Having NMPs would allow for “constructive dissent“. It offers an institutionalised space for speaking up on issues and groups that carried no political capital, such as mental health, LGBTQ+ issues, sex workers, and migrant workers, because they were not the majority interests, even for opposition members.  

So when two NMPS resign before completing their terms to join the ruling party ahead of a General Election, it becomes more than a personnel change.

It becomes a moment of reckoning for the NMP scheme, and perhaps most importantly, for the kind of democracy we aspire towards.

Image: Parliament of Singapore / Facebook

The Spirit of the Scheme

Let’s start with the most immediate conversation: legality.

The government has clarified that our constitution allows for NMPs to step down and join political parties. But the deeper concern lies not in constitutional technicalities, but in what we believe our systems should stand for.

A rules-based society is essential, but if we reduce everything to legality, we risk becoming a purely transactional one. The line between legality and morality should not be so easily dismissed; there is a difference between what is allowed and what is right. 

Were these NMPs non-partisan one day and partisan the next when they resigned? That may pass legal muster, but it strains public trust. When we defend actions using the letter of the law while ignoring its spirit, we erode the ethical foundations of public institutions. And the NMP scheme—intended to institutionalise a space for independent, diverse and non-partisan voices—relies more than most on public trust. 

This moment presents an opportunity to reset the NMP scheme. Perhaps not by abandoning it, but by being honest about what it has become and what it could still be. 

If it is evolving into a leadership pipeline for political parties, then let’s say so openly and design it transparently.

If we wish to uphold its original promise of non-partisan diversity, then we must strengthen it with reforms such as clearer cooling-off periods and a more transparent, inclusive selection process.

During my time as an NMP, I was often told in jest by elected MPs that I was a “troublemaker” or a “broken record” for speaking repeatedly on these issues. I also got more than my fair share of nasty comments from netizens when I spoke up for migrant workers and LGBTQ+ communities.

But it was that unencumbrance from political incentives that gave me the courage to persist.

I did not need votes, nor did I need to toe a certain party line. This independence, from majority and partisan interests to speak up for the ‘unvotables’ and ‘unsayables’, is at stake when the NMP role is now muddled with the two recent resignations. 

One could even argue that Singaporeans might be led to believe there is now only one way for truly alternative voices in Parliament—the opposition.

Stretching Our Political Imagination

Rather than seeing this episode as a failure of the NMP scheme alone, we can also use it as a catalyst.

A catalyst for citizens to talk honestly about the political future we want. A spark for deeper civic and political education—not just about how Parliament works, but about how democracy lives in each of us, and what participation could look like beyond elections.

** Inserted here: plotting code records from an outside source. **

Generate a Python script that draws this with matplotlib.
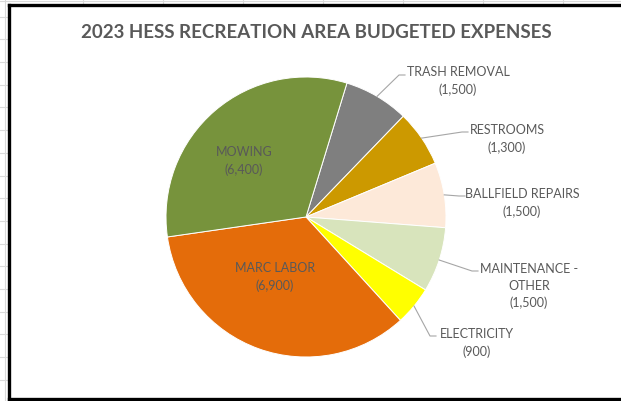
import numpy as np
import matplotlib
matplotlib.use("Agg")
import matplotlib.pyplot as plt

# data, clockwise from the top
categories = ["TRASH REMOVAL", "RESTROOMS", "BALLFIELD REPAIRS", "MAINTENANCE -\nOTHER",
              "ELECTRICITY", "MARC LABOR", "MOWING"]
amounts = [1500, 1300, 1500, 1500, 900, 6900, 6400]
colors = ["#7f7f7f", "#cc9900", "#fde9d9", "#d8e4bc", "#ffff00", "#e46c0a", "#77933c"]
title = "2023 HESS RECREATION AREA BUDGETED EXPENSES"

W, H = 621, 402
TXT = "#595959"
FONT = "Lato"

fig = plt.figure(figsize=(W / 100, H / 100), dpi=100)
ax = fig.add_axes([0, 0, 1, 1])

def Y(y):
    # pixel row from top -> axes y
    return H - y

# spreadsheet grid behind the chart
for x in [83, 163, 243, 323, 403, 483, 563]:
    ax.plot([x, x], [Y(0), Y(5)], color="#d9d9d9", lw=0.8)
ax.plot([0, W], [Y(2), Y(2)], color="#d9d9d9", lw=0.8)
ax.plot([5, 5], [Y(0), Y(H)], color="#d9d9d9", lw=0.8)
for y in np.arange(17.6, H, 22.7):
    ax.plot([0, 8], [Y(y), Y(y)], color="#d9d9d9", lw=0.8)

# chart frame
ax.plot([9, 9], [Y(6), Y(400)], color="black", lw=2.4, solid_capstyle="projecting")
ax.plot([9, W + 5], [Y(6), Y(6)], color="black", lw=2.4, solid_capstyle="projecting")
ax.plot([9, W + 5], [Y(400), Y(400)], color="black", lw=2.4, solid_capstyle="projecting")

cx, cy, r = 306, Y(218), 140
start = 73  # first slice begins ~17 deg clockwise from 12 o'clock
wedges, _ = ax.pie(amounts, colors=colors, startangle=start, counterclock=False,
                   center=(cx, cy), radius=r, frame=True,
                   wedgeprops=dict(edgecolor="white", linewidth=0.7))
ax.set_xlim(0, W)
ax.set_ylim(0, H)
ax.set_aspect("auto")
ax.axis("off")

ax.text(316, Y(33), title, ha="center", va="center", fontsize=13.5,
        fontweight="bold", color=TXT, family=FONT)

# inside labels for the two big slices
inside = {5: (275, 277), 6: (244, 161)}
# outside labels: text centre, elbow point
outside = {
    0: ((458, 81), (405, 76)),
    1: ((507, 139), (468, 133)),
    2: ((522, 203), (465, 197)),
    3: ((529, 286), (478, 272)),
    4: ((477, 343), (436, 337)),
}

for i, w in enumerate(wedges):
    lab = f"{categories[i]}\n({amounts[i]:,})"
    if i in inside:
        tx, ty = inside[i]
        ax.text(tx, Y(ty), lab, ha="center", va="center", fontsize=9,
                color=TXT, family=FONT, linespacing=1.45)
        continue
    (tx, ty), (ex, ey) = outside[i]
    mid = np.deg2rad((w.theta1 + w.theta2) / 2)
    sx, sy = cx + r * np.cos(mid), cy + r * np.sin(mid)
    ax.plot([sx, ex - 6, ex], [sy, Y(ey), Y(ey)], color="#a6a6a6", lw=0.8)
    ax.text(tx, Y(ty), lab, ha="center", va="center", fontsize=9,
            color=TXT, family=FONT, linespacing=1.45)

fig.savefig("out.png", dpi=100)
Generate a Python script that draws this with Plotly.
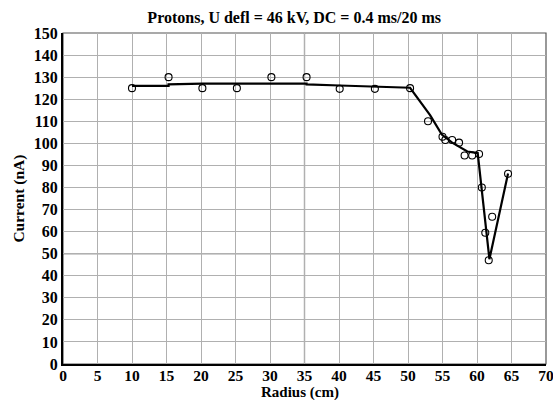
import plotly.graph_objects as go

# measured points (open circles)
radius_cm = [10, 15.3, 20.2, 25.2, 30.2, 35.3, 40.1, 45.2, 50.3, 52.9, 55.0, 55.4, 56.4, 57.4,
             58.2, 59.3, 60.3, 60.7, 61.2, 61.7, 62.2, 64.5]
current_nA = [125, 130, 125, 125, 130, 130, 124.7, 124.7, 125, 110, 103, 101.5, 101.5, 100.3,
              94.5, 94.5, 95.2, 80, 59.5, 47, 66.7, 86.2]

# trend line vertices
trend_x = [10, 15.3, 15.3, 20.2, 35.3, 35.3, 40.1, 45.2, 50.3, 53.2, 54.9, 56.4, 58.6, 60.1, 61.8, 64.5]
trend_y = [126, 126, 126.7, 127.1, 127.1, 126.7, 126.2, 125.6, 125.2, 112.8, 104, 100.3, 96.3, 95.6, 47.5, 86.3]

x_ticks = list(range(0, 71, 5))
y_ticks = list(range(0, 151, 10))

serif = "Liberation Serif, Times New Roman, serif"

fig = go.Figure()
fig.add_trace(go.Scatter(x=trend_x, y=trend_y, mode="lines",
                         line=dict(color="black", width=2.2), hoverinfo="skip"))
fig.add_trace(go.Scatter(x=radius_cm, y=current_nA, mode="markers",
                         marker=dict(symbol="circle-open", size=7, color="black",
                                     line=dict(width=1.1, color="#222222"))))

# darker mid grid lines
fig.add_shape(type="line", xref="x", yref="paper", x0=35, x1=35, y0=0, y1=1,
              line=dict(color="#444444", width=1.2), layer="below")
fig.add_shape(type="line", xref="paper", yref="y", x0=0, x1=1, y0=50, y1=50,
              line=dict(color="#444444", width=1.2), layer="below")
# thin border top/right
fig.add_shape(type="rect", xref="paper", yref="paper", x0=0, x1=1, y0=0, y1=1,
              line=dict(color="#555555", width=1.2), layer="below")

# axis titles
fig.add_annotation(text="<b>Radius (cm)</b>", xref="paper", yref="paper", x=0.49, y=-0.086,
                   xanchor="center", yanchor="middle", showarrow=False,
                   font=dict(size=15, family=serif, color="black"))
fig.add_annotation(text="<b>Current (nA)</b>", xref="paper", yref="paper", x=-0.093, y=0.5,
                   xanchor="center", yanchor="middle", showarrow=False, textangle=-90,
                   font=dict(size=15.5, family=serif, color="black"))

fig.update_layout(
    width=553, height=400,
    margin=dict(l=63, r=7, t=33, b=36),
    paper_bgcolor="white", plot_bgcolor="white",
    showlegend=False,
    title=dict(text="<b>Protons, U defl = 46 kV, DC = 0.4 ms/20 ms</b>",
               x=0.532, xanchor="center", y=0.957, yanchor="middle",
               font=dict(family=serif, size=16, color="black")),
    font=dict(family=serif, color="black"),
)
fig.update_xaxes(range=[0, 70], tickvals=x_ticks, ticktext=[f"<b>{v}</b>" for v in x_ticks],
                 tickfont=dict(size=15.5, family=serif, color="black"),
                 ticklabeloverflow="allow", automargin=False, ticklabelstandoff=-4,
                 showgrid=True, gridcolor="#b0b0b0", gridwidth=1,
                 showline=True, linecolor="black", linewidth=2, mirror=False,
                 ticks="", zeroline=False)
fig.update_yaxes(range=[0, 150], tickvals=y_ticks, ticktext=[f"<b>{v}</b>" for v in y_ticks],
                 tickfont=dict(size=16, family=serif, color="black"),
                 ticklabeloverflow="allow", automargin=False,
                 showgrid=True, gridcolor="#b0b0b0", gridwidth=1,
                 showline=True, linecolor="black", linewidth=2, mirror=False,
                 ticks="", zeroline=False)

fig.write_html("out.html")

How can we move away from binary thinking—of either ruling or opposition, elected or unelected—and embrace the possibility of a new democratic imagination?

In much the same way that we have three branches of government under the Constitution, could Parliament also be an equally weighted three-branch structure where the NMP scheme is sufficiently strengthened to be a non-partisan check?

If we want a democracy that reflects the complexity of the people it serves, then we must be willing to think beyond inherited templates. Why not imagine new hybrid models of representation, proportional systems, or sectoral referenda?

Why not evolve?

What Kind of Parliament Are We Building?

This moment is not just about two NMPs resigning. It is about the state of our democracy—about leadership, trust, and what we want our Parliament to stand for.

Besides the municipal roles for the elected MPs, the role of the Parliament is to legislate, hold the Government to account, and scrutinise its finances.

As GE2025 unfolds, we would do well to remember that elections are not just contests of charisma or party loyalty. They are civic interviews for national leadership.

We must assess our candidates not only on whether they can solve day-to-day issues as estate managers, but also whether they understand the longer-term view—the values, the responsibilities, and the possibilities of what it means to represent all Singaporeans in our highest democratic institution.

Image: Facebook / Parliament of Singapore

As we evolve as a society—more contested, more complex—perhaps the real question isn’t simply Are Unelected Voices Still Necessary in Parliament? as the title of the NMP book that I edited in 2022 asks.

As I wrote in the final chapter of the book, perhaps we should be asking: Are elected MPs enough? Do we want a Parliament that merely mirrors the political majority, or one that reflects the diversity and complexity of all its people?

Given the partisan ills we see around the world in mature majoritarian democracies, do we want a democracy where only partisan voices are seen as legitimate, and/or one where independent voices are also nurtured and institutionalised as essential to good governance? Think for a moment: How many independents have ever made it in our majoritarian system? 

The NMP scheme was never perfect, especially with its ‘selection’ process. But it was an attempt—however flawed—to offer Singaporeans more than a binary choice.

If that space for independent thought is now being co-opted or compromised, then we must ask as we head into GE2025: What kind of Parliament, and therefore Members of Parliament, do we truly need for Singapore’s future? And are we brave enough to build it?